WHAT IS NEEDED
Below is a listing to write out in full, exactly as given, without its pictures.

------------------------------------

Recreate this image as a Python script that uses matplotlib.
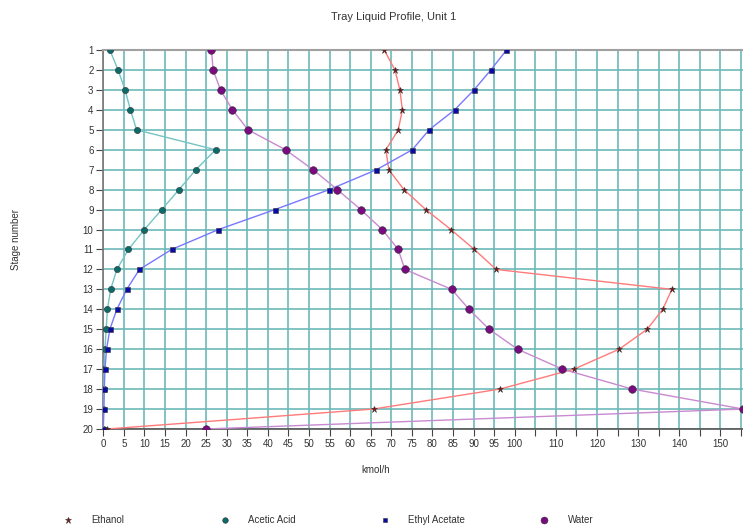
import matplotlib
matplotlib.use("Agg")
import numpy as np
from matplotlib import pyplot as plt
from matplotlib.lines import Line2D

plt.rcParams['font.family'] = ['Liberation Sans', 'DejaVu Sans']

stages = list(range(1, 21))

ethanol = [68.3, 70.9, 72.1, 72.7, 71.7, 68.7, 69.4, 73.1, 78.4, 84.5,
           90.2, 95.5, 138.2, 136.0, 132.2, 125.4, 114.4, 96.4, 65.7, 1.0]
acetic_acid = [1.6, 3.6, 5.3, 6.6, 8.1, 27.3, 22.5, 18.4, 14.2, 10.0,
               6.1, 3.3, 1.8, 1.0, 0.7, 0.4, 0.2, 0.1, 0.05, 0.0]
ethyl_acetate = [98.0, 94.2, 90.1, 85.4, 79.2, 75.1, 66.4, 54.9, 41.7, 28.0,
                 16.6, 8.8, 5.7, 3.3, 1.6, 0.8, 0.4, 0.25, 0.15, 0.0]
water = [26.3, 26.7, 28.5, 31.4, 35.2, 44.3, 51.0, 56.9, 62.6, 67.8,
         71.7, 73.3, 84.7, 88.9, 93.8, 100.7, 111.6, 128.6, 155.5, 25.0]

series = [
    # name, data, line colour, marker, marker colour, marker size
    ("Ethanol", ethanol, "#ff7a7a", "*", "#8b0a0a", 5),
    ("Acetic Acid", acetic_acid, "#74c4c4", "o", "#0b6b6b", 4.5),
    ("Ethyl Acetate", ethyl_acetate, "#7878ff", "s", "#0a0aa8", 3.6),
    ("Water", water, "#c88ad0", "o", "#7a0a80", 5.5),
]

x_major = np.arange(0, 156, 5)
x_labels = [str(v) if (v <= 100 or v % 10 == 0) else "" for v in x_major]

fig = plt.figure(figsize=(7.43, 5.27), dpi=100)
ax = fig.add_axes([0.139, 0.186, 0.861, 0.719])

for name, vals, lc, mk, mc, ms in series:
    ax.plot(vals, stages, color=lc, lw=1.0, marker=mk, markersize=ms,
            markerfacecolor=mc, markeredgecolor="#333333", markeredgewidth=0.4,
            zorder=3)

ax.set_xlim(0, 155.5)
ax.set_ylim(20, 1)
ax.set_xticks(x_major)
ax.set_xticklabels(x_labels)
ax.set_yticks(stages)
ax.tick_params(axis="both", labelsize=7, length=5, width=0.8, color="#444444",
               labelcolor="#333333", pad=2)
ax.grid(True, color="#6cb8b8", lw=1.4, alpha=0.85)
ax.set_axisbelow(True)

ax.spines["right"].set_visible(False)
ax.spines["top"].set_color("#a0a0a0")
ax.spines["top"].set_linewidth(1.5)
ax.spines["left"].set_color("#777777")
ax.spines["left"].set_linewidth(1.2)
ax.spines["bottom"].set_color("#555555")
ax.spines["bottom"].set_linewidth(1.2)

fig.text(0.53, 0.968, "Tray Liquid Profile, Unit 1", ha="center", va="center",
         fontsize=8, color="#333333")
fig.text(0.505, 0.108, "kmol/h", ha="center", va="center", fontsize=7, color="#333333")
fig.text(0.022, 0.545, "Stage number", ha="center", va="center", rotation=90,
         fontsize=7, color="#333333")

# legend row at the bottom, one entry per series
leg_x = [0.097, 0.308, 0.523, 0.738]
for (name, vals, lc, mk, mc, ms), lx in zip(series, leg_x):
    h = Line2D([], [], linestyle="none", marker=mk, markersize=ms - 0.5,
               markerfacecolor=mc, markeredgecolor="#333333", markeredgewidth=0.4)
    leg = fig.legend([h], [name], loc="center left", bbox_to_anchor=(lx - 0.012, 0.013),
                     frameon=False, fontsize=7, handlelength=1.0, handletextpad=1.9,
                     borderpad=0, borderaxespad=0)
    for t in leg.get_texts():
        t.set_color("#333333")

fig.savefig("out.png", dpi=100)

------------------------------------

EXERCISE RESPONSE
Recreate this image as a Python script that uses matplotlib.
import matplotlib
matplotlib.use("Agg")
import numpy as np
from matplotlib import pyplot as plt
from matplotlib.lines import Line2D

plt.rcParams['font.family'] = ['Liberation Sans', 'DejaVu Sans']

stages = list(range(1, 21))

ethanol = [68.3, 70.9, 72.1, 72.7, 71.7, 68.7, 69.4, 73.1, 78.4, 84.5,
           90.2, 95.5, 138.2, 136.0, 132.2, 125.4, 114.4, 96.4, 65.7, 1.0]
acetic_acid = [1.6, 3.6, 5.3, 6.6, 8.1, 27.3, 22.5, 18.4, 14.2, 10.0,
               6.1, 3.3, 1.8, 1.0, 0.7, 0.4, 0.2, 0.1, 0.05, 0.0]
ethyl_acetate = [98.0, 94.2, 90.1, 85.4, 79.2, 75.1, 66.4, 54.9, 41.7, 28.0,
                 16.6, 8.8, 5.7, 3.3, 1.6, 0.8, 0.4, 0.25, 0.15, 0.0]
water = [26.3, 26.7, 28.5, 31.4, 35.2, 44.3, 51.0, 56.9, 62.6, 67.8,
         71.7, 73.3, 84.7, 88.9, 93.8, 100.7, 111.6, 128.6, 155.5, 25.0]

series = [
    # name, data, line colour, marker, marker colour, marker size
    ("Ethanol", ethanol, "#ff7a7a", "*", "#8b0a0a", 5),
    ("Acetic Acid", acetic_acid, "#74c4c4", "o", "#0b6b6b", 4.5),
    ("Ethyl Acetate", ethyl_acetate, "#7878ff", "s", "#0a0aa8", 3.6),
    ("Water", water, "#c88ad0", "o", "#7a0a80", 5.5),
]

x_major = np.arange(0, 156, 5)
x_labels = [str(v) if (v <= 100 or v % 10 == 0) else "" for v in x_major]

fig = plt.figure(figsize=(7.43, 5.27), dpi=100)
ax = fig.add_axes([0.139, 0.186, 0.861, 0.719])

for name, vals, lc, mk, mc, ms in series:
    ax.plot(vals, stages, color=lc, lw=1.0, marker=mk, markersize=ms,
            markerfacecolor=mc, markeredgecolor="#333333", markeredgewidth=0.4,
            zorder=3)

ax.set_xlim(0, 155.5)
ax.set_ylim(20, 1)
ax.set_xticks(x_major)
ax.set_xticklabels(x_labels)
ax.set_yticks(stages)
ax.tick_params(axis="both", labelsize=7, length=5, width=0.8, color="#444444",
               labelcolor="#333333", pad=2)
ax.grid(True, color="#6cb8b8", lw=1.4, alpha=0.85)
ax.set_axisbelow(True)

ax.spines["right"].set_visible(False)
ax.spines["top"].set_color("#a0a0a0")
ax.spines["top"].set_linewidth(1.5)
ax.spines["left"].set_color("#777777")
ax.spines["left"].set_linewidth(1.2)
ax.spines["bottom"].set_color("#555555")
ax.spines["bottom"].set_linewidth(1.2)

fig.text(0.53, 0.968, "Tray Liquid Profile, Unit 1", ha="center", va="center",
         fontsize=8, color="#333333")
fig.text(0.505, 0.108, "kmol/h", ha="center", va="center", fontsize=7, color="#333333")
fig.text(0.022, 0.545, "Stage number", ha="center", va="center", rotation=90,
         fontsize=7, color="#333333")

# legend row at the bottom, one entry per series
leg_x = [0.097, 0.308, 0.523, 0.738]
for (name, vals, lc, mk, mc, ms), lx in zip(series, leg_x):
    h = Line2D([], [], linestyle="none", marker=mk, markersize=ms - 0.5,
               markerfacecolor=mc, markeredgecolor="#333333", markeredgewidth=0.4)
    leg = fig.legend([h], [name], loc="center left", bbox_to_anchor=(lx - 0.012, 0.013),
                     frameon=False, fontsize=7, handlelength=1.0, handletextpad=1.9,
                     borderpad=0, borderaxespad=0)
    for t in leg.get_texts():
        t.set_color("#333333")

fig.savefig("out.png", dpi=100)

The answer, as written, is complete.